Corriere della Sera, 16 maggio 2019
L’uomo con le chiavi dei Musei Vaticani
Ore 4.45 del mattino. Di tutte le mattine. Comincia il lavoro del Clavigero Vaticano, Gianni Crea, uno dei custodi (in tutto undici) autorizzati a usare le 2.797 chiavi che aprono e chiudono i tesori pontifici, ovvero i Musei Vaticani, ben undici diverse collezioni esposte al pubblico oltre le Mura Leonine, nello Stato della Città del Vaticano.
Il rito, semplice e insieme spettacolare, è sempre lo stesso: il Clavigero entra, raggiunge l’atrio dei Quattro Cancelli e lì comincia a scegliere le chiavi, suddivise in diversi mazzi, per riaprire tutte le porte ai quasi 6.500.000 visitatori che ogni anno ammirano la Cappella Sistina, le Stanze e la Loggia di Raffaello, i marmi romani, il Museo Gregoriano Egizio e quello Etrusco, la Galleria degli Arazzi, la Galleria dei Candelabri, la Galleria delle Carte Geografiche, l’Appartamento Borgia e l’Appartamento di San Pio V, e si potrebbe continuare a lungo.
Crea usa la torcia perché fuori Roma è immersa ancora nella notte: afferra le chiavi, apre, accende le luci e ogni volta di fronte a lui riappare un patrimonio culturale che, da secoli, affascina turisti e studiosi, ragazzi delle scuole e anziani, visitatori coltissimi o digiuni di storia dell’arte. Ma i Musei Vaticani, oggi diretti da Barbara Jatta, riescono a parlare a tutti perché il linguaggio della bellezza qui è privo di mediazioni, colpisce il cuore e la mente, nessuno si sente escluso, è il miracolo laico della grande arte.
Racconta Crea: «Venticinque anni fa il mio parroco mi disse che in Vaticano cercavano un custode ausiliario per la basilica di San Pietro. Cominciai così. Adesso da ventuno anni lavoro nei Musei Vaticani».
Albeggia e la torcia di Crea illumina lentamente gli ambienti. Per esempio, ed è solo uno possibile, la Galleria delle Carte Geografiche, voluta da Gregorio XIII tra il 1581 e il 1583 per avere una puntuale rappresentazione di tutta l’Italia.
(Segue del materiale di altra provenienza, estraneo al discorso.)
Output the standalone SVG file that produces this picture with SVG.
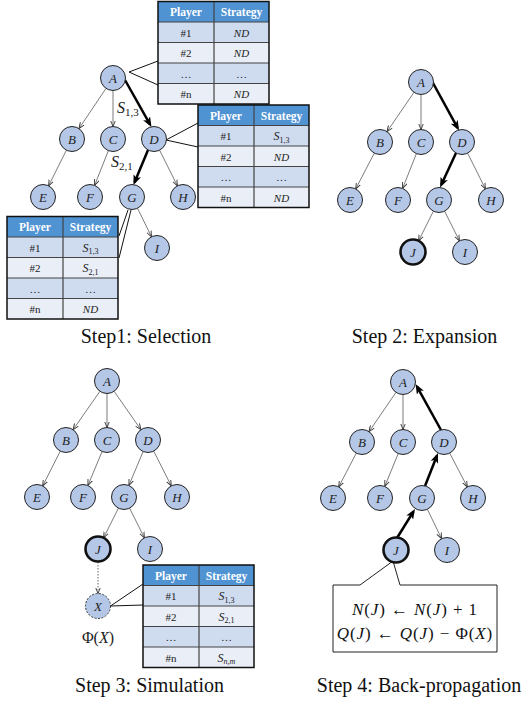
<svg xmlns="http://www.w3.org/2000/svg" width="530" height="702" viewBox="0 0 530 702">
<style>
text{font-family:'Liberation Serif','Times New Roman','DejaVu Serif',serif}
.nd{fill:#b4c7e7;stroke:#222;stroke-width:1}
.ndj{fill:#b4c7e7;stroke:#111;stroke-width:2.6}
.ndx{fill:#b4c7e7;stroke:#333;stroke-width:1;stroke-dasharray:2 1.5}
.lb{font-style:italic;font-size:13px;fill:#222;text-anchor:middle}
.th{stroke:#444;stroke-width:0.7;fill:none;marker-end:url(#ah)}
.tk{stroke:#000;stroke-width:2.5;fill:none;marker-end:url(#ahk)}
.dt{stroke:#444;stroke-width:0.8;fill:none;stroke-dasharray:1.5 1.5;marker-end:url(#ah)}
.cn{stroke:#111;stroke-width:1;fill:none}
.hd{fill:#4f93d3}
.r1{fill:#cfdbef}
.r2{fill:#e9eef7}
.gl{stroke:#444;stroke-width:1.2;fill:none}
.ob{stroke:#111;stroke-width:1.5;fill:none}
.ht{font-weight:bold;font-size:11.5px;fill:#fff;text-anchor:middle}
.ct{font-size:11px;fill:#222;text-anchor:middle}
.it{font-style:italic}
.cap{font-size:20px;fill:#111;text-anchor:middle}
.mt{font-size:17px;fill:#111;text-anchor:middle;letter-spacing:0.9px}
.el{font-size:16px;fill:#222}
</style>
<defs>
<marker id="ah" viewBox="0 0 6 6" refX="6" refY="3" markerWidth="6" markerHeight="6" markerUnits="userSpaceOnUse" orient="auto"><path d="M0,0.6 L6,3 L0,5.4" fill="none" stroke="#333" stroke-width="0.9"/></marker>
<marker id="ahk" viewBox="0 0 10 8" refX="7" refY="4" markerWidth="10" markerHeight="8" markerUnits="userSpaceOnUse" orient="auto"><path d="M0,0 L10,4 L0,8 L2.5,4 Z" fill="#000"/></marker>
<g id="tbl">
<rect class="hd" x="0" y="0" width="111" height="20.5"/>
<rect class="r1" x="0" y="20.5" width="111" height="20.5"/>
<rect class="r2" x="0" y="41" width="111" height="20.5"/>
<rect class="r1" x="0" y="61.5" width="111" height="20.5"/>
<rect class="r2" x="0" y="82" width="111" height="20.5"/>
<path class="gl" d="M0,20.5H111M0,41H111M0,61.5H111M0,82H111M56,0V102.5"/>
<rect class="ob" x="0" y="0" width="111" height="102.5"/>
<text class="ht" x="28" y="14.5">Player</text>
<text class="ht" x="83.5" y="14.5">Strategy</text>
<text class="ct" x="28" y="35">#1</text>
<text class="ct" x="28" y="55.5">#2</text>
<text class="ct" x="28" y="76">…</text>
<text class="ct" x="28" y="96.5">#n</text>
<text class="ct" x="83.5" y="76">…</text>
</g>
</defs>

<!-- Panel 1 connectors -->
<g id="p1-edges">
<line class="th" x1="106" y1="88.4" x2="79" y2="128.6"/>
<line class="th" x1="113" y1="90.5" x2="113" y2="126.5"/>
<line class="tk" x1="125" y1="80" x2="150" y2="124.4"/>
<line class="th" x1="66.4" y1="150.2" x2="48.6" y2="185.8"/>
<line class="th" x1="108.4" y1="150.6" x2="94.6" y2="185.4"/>
<line class="tk" x1="148" y1="150" x2="134.6" y2="182.2"/>
<line class="th" x1="159.6" y1="150.2" x2="177.4" y2="185.8"/>
<line class="th" x1="137.5" y1="208.2" x2="151.5" y2="236.8"/>
<path class="cn" d="M158,61 L129,72 L158,85"/>
<path class="cn" d="M198,123 L166,140 L198,147"/>
<path class="cn" d="M119,236 L128,210 M119,258 L131,210"/>
<text class="el" x="117" y="113"><tspan class="it">S</tspan><tspan font-size="11" dy="3">1,3</tspan></text>
<text class="el" x="111" y="167"><tspan class="it">S</tspan><tspan font-size="11" dy="3">2,1</tspan></text>
</g>
<g id="p1-A"><circle class="nd" cx="113" cy="78" r="12.5"/><text class="lb" x="113" y="82.5">A</text></g>
<g id="p1-B"><circle class="nd" cx="72" cy="139" r="12.5"/><text class="lb" x="72" y="143.5">B</text></g>
<g id="p1-C"><circle class="nd" cx="113" cy="139" r="12.5"/><text class="lb" x="113" y="143.5">C</text></g>
<g id="p1-D"><circle class="nd" cx="154" cy="139" r="12.5"/><text class="lb" x="154" y="143.5">D</text></g>
<g id="p1-E"><circle class="nd" cx="43" cy="197" r="12.5"/><text class="lb" x="43" y="201.5">E</text></g>
<g id="p1-F"><circle class="nd" cx="90" cy="197" r="12.5"/><text class="lb" x="90" y="201.5">F</text></g>
<g id="p1-G"><circle class="nd" cx="132" cy="197" r="12.5"/><text class="lb" x="132" y="201.5">G</text></g>
<g id="p1-H"><circle class="nd" cx="183" cy="197" r="12.5"/><text class="lb" x="183" y="201.5">H</text></g>
<g id="p1-I"><circle class="nd" cx="157" cy="248" r="12.5"/><text class="lb" x="157" y="252.5">I</text></g>
<g id="p1-tableA" transform="translate(158,1.5)"><use href="#tbl"/>
<text class="ct it" x="83.5" y="35">ND</text><text class="ct it" x="83.5" y="55.5">ND</text><text class="ct it" x="83.5" y="96.5">ND</text></g>
<g id="p1-tableD" transform="translate(198,105)"><use href="#tbl"/>
<text class="ct" x="83.5" y="35"><tspan class="it" font-size="12">S</tspan><tspan font-size="8" dy="2.5">1,3</tspan></text><text class="ct it" x="83.5" y="55.5">ND</text><text class="ct it" x="83.5" y="96.5">ND</text></g>
<g id="p1-tableG" transform="translate(7,216.5)"><use href="#tbl"/>
<text class="ct" x="83.5" y="35"><tspan class="it" font-size="12">S</tspan><tspan font-size="8" dy="2.5">1,3</tspan></text><text class="ct" x="83.5" y="55.5"><tspan class="it" font-size="12">S</tspan><tspan font-size="8" dy="2.5">2,1</tspan></text><text class="ct it" x="83.5" y="96.5">ND</text></g>
<text id="cap1" class="cap" x="146" y="343">Step1: Selection</text>

<!-- Panel 2 -->
<g id="p2-edges">
<line class="th" x1="414" y1="92.3" x2="387" y2="131.7"/>
<line class="th" x1="421" y1="94.5" x2="421" y2="129.5"/>
<line class="tk" x1="433" y1="83" x2="457.6" y2="127.9"/>
<line class="th" x1="374.3" y1="153.1" x2="355.7" y2="188.9"/>
<line class="th" x1="416.4" y1="153.6" x2="402.6" y2="188.4"/>
<line class="tk" x1="456" y1="153" x2="441.3" y2="184.8"/>
<line class="th" x1="467.6" y1="153.2" x2="485.4" y2="188.8"/>
<line class="th" x1="433.4" y1="211.2" x2="418.6" y2="240.8"/>
<line class="th" x1="444.6" y1="211.2" x2="459.4" y2="240.8"/>
</g>
<g id="p2-A"><circle class="nd" cx="421" cy="82" r="12.5"/><text class="lb" x="421" y="86.5">A</text></g>
<g id="p2-B"><circle class="nd" cx="380" cy="142" r="12.5"/><text class="lb" x="380" y="146.5">B</text></g>
<g id="p2-C"><circle class="nd" cx="421" cy="142" r="12.5"/><text class="lb" x="421" y="146.5">C</text></g>
<g id="p2-D"><circle class="nd" cx="462" cy="142" r="12.5"/><text class="lb" x="462" y="146.5">D</text></g>
<g id="p2-E"><circle class="nd" cx="350" cy="200" r="12.5"/><text class="lb" x="350" y="204.5">E</text></g>
<g id="p2-F"><circle class="nd" cx="398" cy="200" r="12.5"/><text class="lb" x="398" y="204.5">F</text></g>
<g id="p2-G"><circle class="nd" cx="439" cy="200" r="12.5"/><text class="lb" x="439" y="204.5">G</text></g>
<g id="p2-H"><circle class="nd" cx="491" cy="200" r="12.5"/><text class="lb" x="491" y="204.5">H</text></g>
<g id="p2-J"><circle class="ndj" cx="413" cy="252" r="12.5"/><text class="lb" x="413" y="256.5">J</text></g>
<g id="p2-I"><circle class="nd" cx="465" cy="252" r="12.5"/><text class="lb" x="465" y="256.5">I</text></g>
<text id="cap2" class="cap" x="424.5" y="343">Step 2: Expansion</text>

<!-- Panel 3 -->
<g id="p3-edges">
<line class="th" x1="99.9" y1="391.3" x2="73.1" y2="429.7"/>
<line class="th" x1="107" y1="393.5" x2="107" y2="427.5"/>
<line class="th" x1="114.1" y1="391.3" x2="140.9" y2="429.7"/>
<line class="th" x1="60.3" y1="451.1" x2="42.7" y2="485.9"/>
<line class="th" x1="102.1" y1="451.5" x2="87.9" y2="485.5"/>
<line class="th" x1="143.1" y1="451.5" x2="128.9" y2="485.5"/>
<line class="th" x1="153.7" y1="451.1" x2="171.3" y2="485.9"/>
<line class="th" x1="118.4" y1="508.2" x2="103.6" y2="537.8"/>
<line class="th" x1="129.6" y1="508.2" x2="144.4" y2="537.8"/>
<line class="dt" x1="98" y1="562" x2="98" y2="593.5"/>
<path class="cn" d="M143,584 L110.5,606 L143,605"/>
</g>
<g id="p3-A"><circle class="nd" cx="107" cy="381" r="12.5"/><text class="lb" x="107" y="385.5">A</text></g>
<g id="p3-B"><circle class="nd" cx="66" cy="440" r="12.5"/><text class="lb" x="66" y="444.5">B</text></g>
<g id="p3-C"><circle class="nd" cx="107" cy="440" r="12.5"/><text class="lb" x="107" y="444.5">C</text></g>
<g id="p3-D"><circle class="nd" cx="148" cy="440" r="12.5"/><text class="lb" x="148" y="444.5">D</text></g>
<g id="p3-E"><circle class="nd" cx="37" cy="497" r="12.5"/><text class="lb" x="37" y="501.5">E</text></g>
<g id="p3-F"><circle class="nd" cx="83" cy="497" r="12.5"/><text class="lb" x="83" y="501.5">F</text></g>
<g id="p3-G"><circle class="nd" cx="124" cy="497" r="12.5"/><text class="lb" x="124" y="501.5">G</text></g>
<g id="p3-H"><circle class="nd" cx="177" cy="497" r="12.5"/><text class="lb" x="177" y="501.5">H</text></g>
<g id="p3-J"><circle class="ndj" cx="98" cy="549" r="12.5"/><text class="lb" x="98" y="553.5">J</text></g>
<g id="p3-I"><circle class="nd" cx="150" cy="549" r="12.5"/><text class="lb" x="150" y="553.5">I</text></g>
<g id="p3-X"><circle class="ndx" cx="98" cy="606" r="12.5"/><text class="lb" x="98" y="610.5">X</text></g>
<text id="p3-phi" class="el" x="98" y="643" text-anchor="middle" font-size="15">Φ(<tspan class="it">X</tspan>)</text>
<g id="p3-table" transform="translate(143,565)"><use href="#tbl"/>
<text class="ct" x="83.5" y="35"><tspan class="it" font-size="12">S</tspan><tspan font-size="8" dy="2.5">1,3</tspan></text><text class="ct" x="83.5" y="55.5"><tspan class="it" font-size="12">S</tspan><tspan font-size="8" dy="2.5">2,1</tspan></text><text class="ct" x="83.5" y="96.5"><tspan class="it" font-size="12">S</tspan><tspan class="it" font-size="8" dy="2.5">n,m</tspan></text></g>
<text id="cap3" class="cap" x="149.5" y="692">Step 3: Simulation</text>

<!-- Panel 4 -->
<g id="p4-edges">
<line class="th" x1="396" y1="392.3" x2="369" y2="431.7"/>
<line class="th" x1="403" y1="394.5" x2="403" y2="429.5"/>
<line class="tk" x1="441" y1="430" x2="417" y2="386.6"/>
<line class="th" x1="356.3" y1="453.1" x2="338.7" y2="486.9"/>
<line class="th" x1="398.2" y1="453.6" x2="384.8" y2="486.4"/>
<line class="tk" x1="425" y1="486" x2="436.9" y2="455.8"/>
<line class="th" x1="449.7" y1="453.1" x2="467.3" y2="486.9"/>
<line class="tk" x1="397" y1="538" x2="413.4" y2="511.6"/>
<line class="th" x1="427.4" y1="509.3" x2="441.6" y2="538.7"/>
</g>
<g id="p4-box">
<path d="M333,585 H360 L393,561 L400,585 H497 V652 H333 Z" fill="#fff" stroke="#222" stroke-width="1"/>
<text class="mt" x="415" y="615"><tspan class="it">N</tspan>(<tspan class="it">J</tspan>) ← <tspan class="it">N</tspan>(<tspan class="it">J</tspan>) + 1</text>
<text class="mt" x="415" y="639"><tspan class="it">Q</tspan>(<tspan class="it">J</tspan>) ← <tspan class="it">Q</tspan>(<tspan class="it">J</tspan>) − Φ(<tspan class="it">X</tspan>)</text>
</g>
<g id="p4-A"><circle class="nd" cx="403" cy="382" r="12.5"/><text class="lb" x="403" y="386.5">A</text></g>
<g id="p4-B"><circle class="nd" cx="362" cy="442" r="12.5"/><text class="lb" x="362" y="446.5">B</text></g>
<g id="p4-C"><circle class="nd" cx="403" cy="442" r="12.5"/><text class="lb" x="403" y="446.5">C</text></g>
<g id="p4-D"><circle class="nd" cx="444" cy="442" r="12.5"/><text class="lb" x="444" y="446.5">D</text></g>
<g id="p4-E"><circle class="nd" cx="333" cy="498" r="12.5"/><text class="lb" x="333" y="502.5">E</text></g>
<g id="p4-F"><circle class="nd" cx="380" cy="498" r="12.5"/><text class="lb" x="380" y="502.5">F</text></g>
<g id="p4-G"><circle class="nd" cx="422" cy="498" r="12.5"/><text class="lb" x="422" y="502.5">G</text></g>
<g id="p4-H"><circle class="nd" cx="473" cy="498" r="12.5"/><text class="lb" x="473" y="502.5">H</text></g>
<g id="p4-J"><circle class="ndj" cx="396" cy="550" r="12.5"/><text class="lb" x="396" y="554.5">J</text></g>
<g id="p4-I"><circle class="nd" cx="447" cy="550" r="12.5"/><text class="lb" x="447" y="554.5">I</text></g>
<text id="cap4" class="cap" x="419" y="692">Step 4: Back-propagation</text>
</svg>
A distanza di secoli si ritrovano paesaggi perduti, piccoli centri scomparsi, le città com’erano alla fine del ‘500 con una precisione da artisti e, insieme, da cartografi.
Eccoci al bunker. Spiega Crea: «Esiste una sola copia della chiave della Cappella Sistina. È antica, ogni sera viene inserita in una busta, sigillata dalla Direzione, infine chiusa in cassaforte. E ogni mattina il forziere viene riaperto».
Il rito della torcia, nel buio della Cappella Sistina, fa letteralmente tremare le gambe: trovarsi lì, da soli, davanti al Giudizio Universale e sotto la Creazione, prima al buio, poi con un piccolo lume tascabile e infine assistere alla riaccensione dell’impianto a Led è un’esperienza da ricordare per la vita.
Non c’è luogo al mondo così ricco di arte, di genialità, di gusto, di fede: ci si abitua? «No, è sempre un’emozione unica sia per me che per i miei colleghi poter aprire la Cappella Sistina a tutti i visitatori che vengono da ogni parte del mondo. È un bene che non ha eguali...».
Ecco il Laocoonte: ritrovato nel gennaio del 1506 in una vigna sul Colle Oppio non lontano da san Giovanni, studiato subito da Michelangelo e Giuliano da Sangallo, venne esposto in Vaticano al popolo romano per volere di papa Giulio II. Così nascono i Musei Vaticani, più di mezzo millennio fa.
La luce illumina Roma, è primo mattino, entrano i turisti, ora l’incanto dei Vaticani è a loro disposizione. Le chiavi tornano nei cassetti, il Clavigero le sistema in ordine. Con amore. E si vede.